Como decía, mi hija es muy risueña. Pero recuerdo especialmente un día en el que no dejaba de sonreír y le brillaban los ojos de extrema satisfacción. La primavera pasada, cuando aún iba a la guardería, Mª Carmen (mi mujer) y yo fuimos a visitarla una mañana con la excusa de explicar a su clase en qué trabajábamos. Era una misión que nos habían encomendado a todos los padres sus profesoras y que emprendíamos con entusiasmo. Mª Carmen contó a los cuarenta niños, sentados en el suelo y expectantes a su alrededor, que todos los días iba a una oficina y trabajaba con el ordenador. Para no repetir lo mismo y aburrirles, en mi caso les expliqué que escribía cuentos y, de hecho, les leí uno que había preparado expresamente para la ocasión, sobre dos vecinos muy bien avenidos, el señor Cuadrado y el señor Círculo. No eran más que seis frases, ilustradas con imágenes muy sencillas, pero fue suficiente. Irene, nuestra hija, contempló cómo sus padres hablaban ante sus compañeros de sus profesiones. Y la noté alegre, orgullosa, como una personita mayor.

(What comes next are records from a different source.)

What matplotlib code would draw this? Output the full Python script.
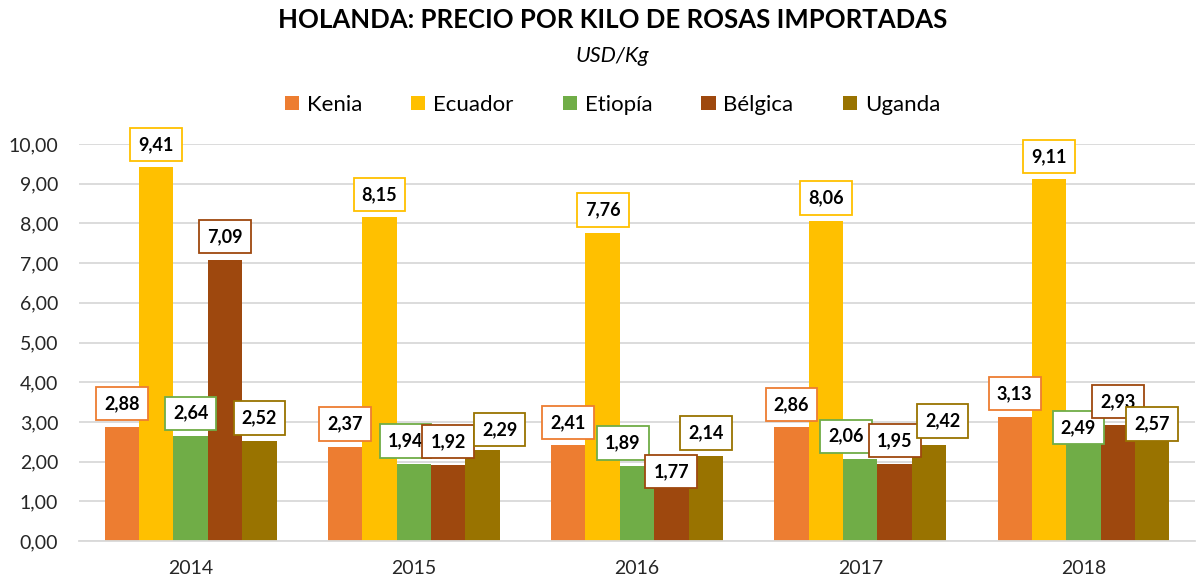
import matplotlib
matplotlib.use('Agg')
import matplotlib.pyplot as plt
import numpy as np

# --- Datos ---
anios = ['2014', '2015', '2016', '2017', '2018']
paises = ['Kenia', 'Ecuador', 'Etiopía', 'Bélgica', 'Uganda']
kenia = [2.88, 2.37, 2.41, 2.86, 3.13]
ecuador = [9.41, 8.15, 7.76, 8.06, 9.11]
etiopia = [2.64, 1.94, 1.89, 2.06, 2.49]
belgica = [7.09, 1.92, 1.77, 1.95, 2.93]
uganda = [2.52, 2.29, 2.14, 2.42, 2.57]
series = [kenia, ecuador, etiopia, belgica, uganda]

colores = ['#ED7D31', '#FFC000', '#70AD47', '#9E480E', '#997300']

# etiquetas movidas a mano en el original (pixeles: dx, dy)
dy_normal = 23
ajustes = {
    (2, 1): (-8.5, 23),
    (4, 1): (17, 20.5),
    (2, 2): (-14, 23),
    (3, 2): (0, -1),
    (2, 3): (-14, 23),
    (4, 3): (13.5, 24),
    (2, 4): (-5, 14.5),
    (4, 4): (0, 15),
}

plt.rcParams['font.family'] = ['Lato', 'DejaVu Sans']

fig = plt.figure(figsize=(12.03, 5.82), dpi=100)
ax = fig.add_axes([0.0657, 0.0704, 0.9277, 0.6822])

x = np.arange(len(anios))
ancho = 0.154

for i, (nombre, valores, color) in enumerate(zip(paises, series, colores)):
    pos = x + (i - 2) * ancho
    ax.bar(pos, valores, width=ancho, color=color, label=nombre, zorder=2)
    for j, v in enumerate(valores):
        dx, dy = ajustes.get((i, j), (0, dy_normal))
        ax.annotate(f'{v:.2f}'.replace('.', ','), xy=(pos[j], v), xytext=(dx, dy),
                    textcoords='offset pixels', ha='center', va='center',
                    fontsize=13, fontweight='bold', color='black', zorder=5,
                    bbox=dict(boxstyle='square,pad=0.45', fc='white', ec=color, lw=1.3))

ax.set_xlim(-0.5, 4.5)
ax.set_ylim(0, 10)
ax.set_yticks(np.arange(0, 11, 1))
ax.set_yticklabels([f'{v:.2f}'.replace('.', ',') for v in np.arange(0, 11, 1)])
ax.set_xticks(x)
ax.set_xticklabels(anios)
ax.tick_params(axis='both', length=0, labelsize=14, colors='#262626')
ax.tick_params(axis='y', pad=15)
ax.tick_params(axis='x', pad=14)
ax.yaxis.grid(True, color='#D9D9D9', linewidth=1.3, zorder=0)
ax.set_axisbelow(True)
for lado in ['top', 'right', 'left']:
    ax.spines[lado].set_visible(False)
ax.spines['bottom'].set_color('#D9D9D9')
ax.spines['bottom'].set_linewidth(1.3)

fig.text(0.509, 0.965, 'HOLANDA: PRECIO POR KILO DE ROSAS IMPORTADAS',
         ha='center', va='center', fontsize=18.5, fontweight='bold')
fig.text(0.509, 0.903, 'USD/Kg', ha='center', va='center', fontsize=15.5, style='italic')

fig.legend(loc='center', bbox_to_anchor=(0.509, 0.82), ncol=5, frameon=False,
           fontsize=16, handlelength=0.65, handleheight=0.65, columnspacing=2.2,
           handletextpad=0.35)

fig.savefig('out.png', dpi=100)
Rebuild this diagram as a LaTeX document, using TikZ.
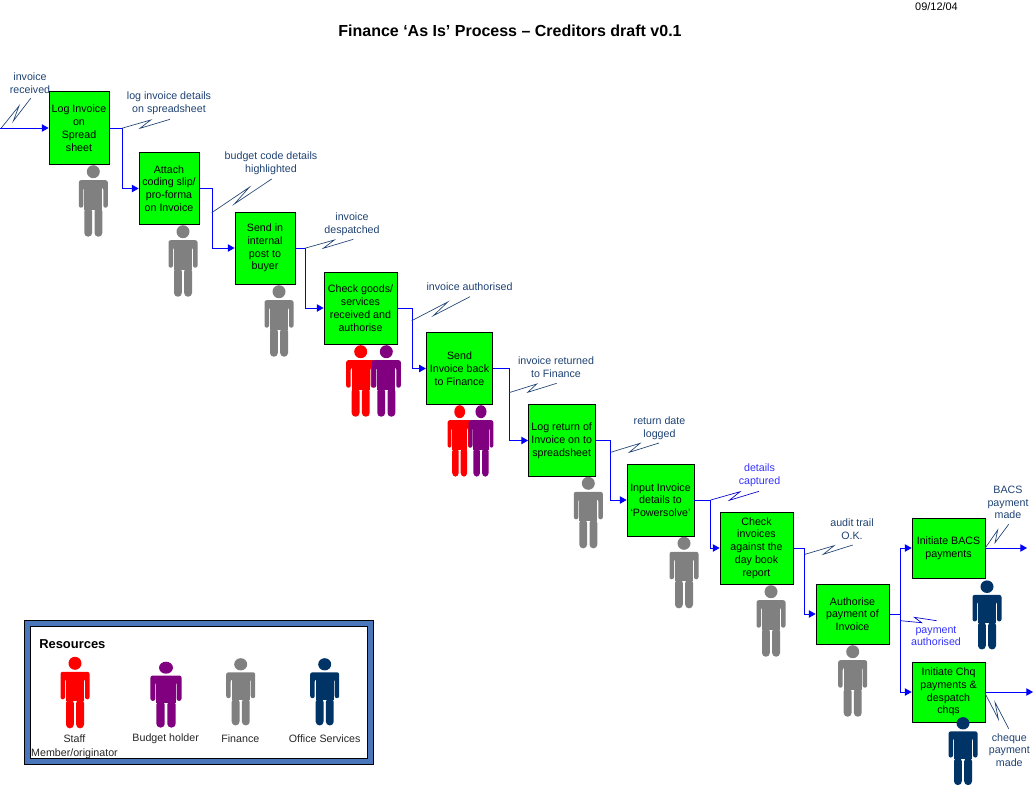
\documentclass[tikz,border=0pt]{standalone}
\usepackage{fontspec}
\setmainfont{Liberation Sans}
\usetikzlibrary{arrows.meta}
\definecolor{boxgreen}{HTML}{00FF00}
\definecolor{flowblue}{HTML}{0000FF}
\definecolor{labnavy}{HTML}{1F4273}
\definecolor{labblue}{HTML}{3333FF}
\definecolor{navyfig}{HTML}{003366}
\definecolor{purplefig}{HTML}{800080}
\definecolor{greyfig}{HTML}{808080}
\definecolor{framefill}{HTML}{4A76BC}
\tikzset{
  stepbox/.style n args={2}{draw=black,line width=.6pt,fill=boxgreen,inner sep=0pt,align=center,
     font=\fontsize{8}{9.6}\selectfont,text=black,minimum width=#1*.75pt,minimum height=#2*.75pt},
  conn/.style={draw=flowblue,line width=.65pt,-{Triangle[length=5pt,width=5.5pt]}},
  bolt/.style={draw=labnavy,line width=.5pt},
  boltb/.style={draw=flowblue!80!black,line width=.5pt},
  lab/.style={inner sep=0pt,align=center,text=labnavy,font=\fontsize{8}{9.6}\selectfont},
  labb/.style={lab,text=labblue},
  leg/.style={inner sep=0pt,align=center,text=black!85,font=\fontsize{8}{10.2}\selectfont},
  pics/person/.style={code={
    \fill[#1] (0,0) circle[radius=6.5];
    \fill[#1,rounded corners=1.6pt] (-14.5,36) -- (-14.5,8.5) -- (14.5,8.5) -- (14.5,36) -- (10,36) -- (10,16) -- (-10,16) -- (-10,36) -- cycle;
    \fill[#1] (-9,15) rectangle (9,38);
    \fill[#1,rounded corners=2.8pt] (-9,36) -- (-9,65) -- (-1.2,65) -- (-1.2,36) -- cycle;
    \fill[#1,rounded corners=2.8pt] (1.2,36) -- (1.2,65) -- (9,65) -- (9,36) -- cycle;
  }}
}
\begin{document}
\begin{tikzpicture}[x=.75pt,y=-.75pt]
\useasboundingbox (0,0) rectangle (1034,786);
% title
\node[inner sep=0pt,font=\bfseries\fontsize{12}{14}\selectfont] (title) at (510,31) {Finance ‘As Is’ Process – Creditors draft v0.1};
\node[inner sep=0pt,font=\fontsize{8.2}{10}\selectfont] (date) at (936.5,7) {09/12/04};
% legend frame
\node[draw=black,line width=.75pt,fill=framefill,inner sep=0pt,minimum width=348.7*.75pt,minimum height=144.4*.75pt] (outer) at (198.65,692.5) {};
\node[draw=black,line width=.7pt,fill=white,inner sep=0pt,minimum width=336.7*.75pt,minimum height=132.7*.75pt] (inner) at (198.65,692.35) {};
\node[anchor=west,inner sep=0pt,font=\bfseries\fontsize{9.7}{11}\selectfont] (restitle) at (39,644) {Resources};
% boxes
\node[stepbox={60}{72.5}] (b1) at (79,128) {Log Invoice\\on\\Spread\\sheet};
\node[stepbox={60}{72}] (b2) at (169,188.5) {Attach\\coding slip/\\pro-forma\\on Invoice};
\node[stepbox={60}{72}] (b3) at (265,248) {Send in\\internal\\post to\\buyer};
\node[stepbox={73}{72}] (b4) at (360.5,308) {Check goods/\\services\\received and\\authorise};
\node[stepbox={66.5}{72}] (b5) at (459.5,368.5) {Send\\Invoice back\\to Finance};
\node[stepbox={66.5}{72}] (b6) at (561.7,440.5) {Log return of\\Invoice on to\\spreadsheet};
\node[stepbox={67}{72}] (b7) at (660.5,500) {Input Invoice\\details to\\‘Powersolve’};
\node[stepbox={73}{72}] (b8) at (756.5,548) {Check\\invoices\\against the\\day book\\report};
\node[stepbox={73}{60}] (b9) at (852.5,614) {Authorise\\payment of\\Invoice};
\node[stepbox={73}{60}] (b10) at (948.5,548) {Initiate BACS\\payments};
\node[stepbox={73}{60}] (b11) at (948.5,692) {Initiate Chq\\payments \&\\despatch\\chqs};
% free ends
\coordinate (in) at (0,128);
\coordinate (outa) at (1027,548);
\coordinate (outb) at (1033,692);
% connectors
\draw[conn] (in) -- (b1.west);
\draw[conn] (b1.east) -- ++(12.7,0) |- (b2.west);
\draw[conn] (b2.east) -- ++(12.7,0) |- (b3.west);
\draw[conn] (b3.east) -- ++(9.7,0) |- (b4.west);
\draw[conn] (b4.east) -- ++(14.7,0) |- (b5.west);
\draw[conn] (b5.east) -- ++(16,0) |- (b6.west);
\draw[conn] (b6.east) -- ++(15.3,0) |- (b7.west);
\draw[conn] (b7.east) -- ++(16.3,0) |- (b8.west);
\draw[conn] (b8.east) -- ++(11.3,0) |- (b9.west);
\draw[conn] (b9.east) -- ++(11.3,0) |- (b10.west);
\draw[conn] (b9.east) -- ++(11.3,0) |- (b11.west);
\draw[conn] (b10.east) -- (outa);
\draw[conn] (b11.east) -- (outb);
% bolts
\draw[bolt] (1,128.3) -- (19,106) -- (13.3,121) -- (30.7,98.3);
\draw[bolt] (121.7,128.3) -- (150.7,120) -- (140,128.3) -- (170,119.3);
\draw[bolt] (211.7,212.7) -- (249.3,187.3) -- (234.3,204) -- (271.7,179);
\draw[bolt] (304.7,248.3) -- (334.3,240) -- (323.3,248.3) -- (353.3,239.3);
\draw[bolt] (411.7,320.7) -- (447.7,302) -- (433.3,315.7) -- (470,296.7);
\draw[bolt] (509,392.7) -- (536.7,384) -- (527.7,392.3) -- (556.7,383.3);
\draw[bolt] (610.7,452.3) -- (640,443.3) -- (629.3,452.3) -- (659,443);
\draw[boltb] (710.7,500) -- (740,491.7) -- (729.3,500.3) -- (759,491.3);
\draw[bolt] (805,554.3) -- (834,545.7) -- (823.3,554.3) -- (852.7,545);
\draw[boltb] (900.7,620.7) -- (921.7,622.7) -- (914.3,617.3) -- (936.7,620.7);
\draw[bolt] (985,548.3) -- (997.7,530) -- (995,542.7) -- (1008.7,524.3);
\draw[bolt] (985,693.3) -- (998.3,719) -- (995,702.3) -- (1008.7,728.7);
% labels
\node[lab] (l0) at (30,82.8) {invoice\\received};
\node[lab] (l1) at (169,103) {log invoice details\\on spreadsheet};
\node[lab] (l2) at (271,163) {budget code details\\highlighted};
\node[lab] (l3) at (352,224) {invoice\\despatched};
\node[lab] (l4) at (469.5,286.7) {invoice authorised};
\node[lab] (l5) at (556,367.5) {invoice returned\\to Finance};
\node[lab] (l6) at (659.5,428) {return date\\logged};
\node[labb] (l7) at (759.5,475.5) {details\\captured};
\node[lab] (l8) at (852,529.5) {audit trail\\O.K.};
\node[lab] (l9) at (1008,502.5) {BACS\\payment\\made};
\node[labb] (l10) at (936,636) {payment\\authorised};
\node[lab] (l11) at (1009.3,750) {cheque\\payment\\made};
% people
\pic at (93.3,171.7) {person=greyfig};
\pic at (183,231.7) {person=greyfig};
\pic at (279,291.7) {person=greyfig};
\pic at (360.7,351.7) {person=red};
\pic at (386.3,351.7) {person=purplefig};
\pic[xscale=.83] at (459.7,411.7) {person=red};
\pic[xscale=.85] at (481,411.7) {person=purplefig};
\pic at (588.3,483.3) {person=greyfig};
\pic at (684,543.3) {person=greyfig};
\pic at (771,591.7) {person=greyfig};
\pic at (852.7,651.7) {person=greyfig};
\pic[yscale=.965] at (987,586.7) {person=navyfig};
\pic[yscale=.95] at (963,723.3) {person=navyfig};
% legend
\pic at (75,663.3) {person=red};
\pic[xscale=1.07,yscale=.92] at (166,667.7) {person=purplefig};
\pic[yscale=.94] at (240.7,664.3) {person=greyfig};
\pic[yscale=.94] at (324.7,664.3) {person=navyfig};
\node[leg] (t1) at (74.5,746.5) {Staff\\Member/originator};
\node[leg] (t2) at (165.7,739) {Budget holder};
\node[leg] (t3) at (240.3,738.5) {Finance};
\node[leg] (t4) at (324.7,739) {Office Services};
\end{tikzpicture}
\end{document}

Me he acordado de esto porque este domingo, Irene (que aún tiene 3 años) volvió a comportarse como una niña de más edad. Después de jugar con la madre a maquillarse, se puso a bailar y cantar una canción que se ha inventado y que prácticamente me dedica a mí, una canción que habla de una princesa gitana y de su príncipe. La emoción que siento cuando hace estas cosas, con lo pequeña que parece, resulta indescriptible. Y eso que, cuando se enfada, no es nada remilgada. A menudo protesta contra mi autoridad y mi poder gritando: "¡Papá! ¡No te quiero mucho!" Pero, cuando lo dices así, es porque algo me quieres, hija, algo me quieres.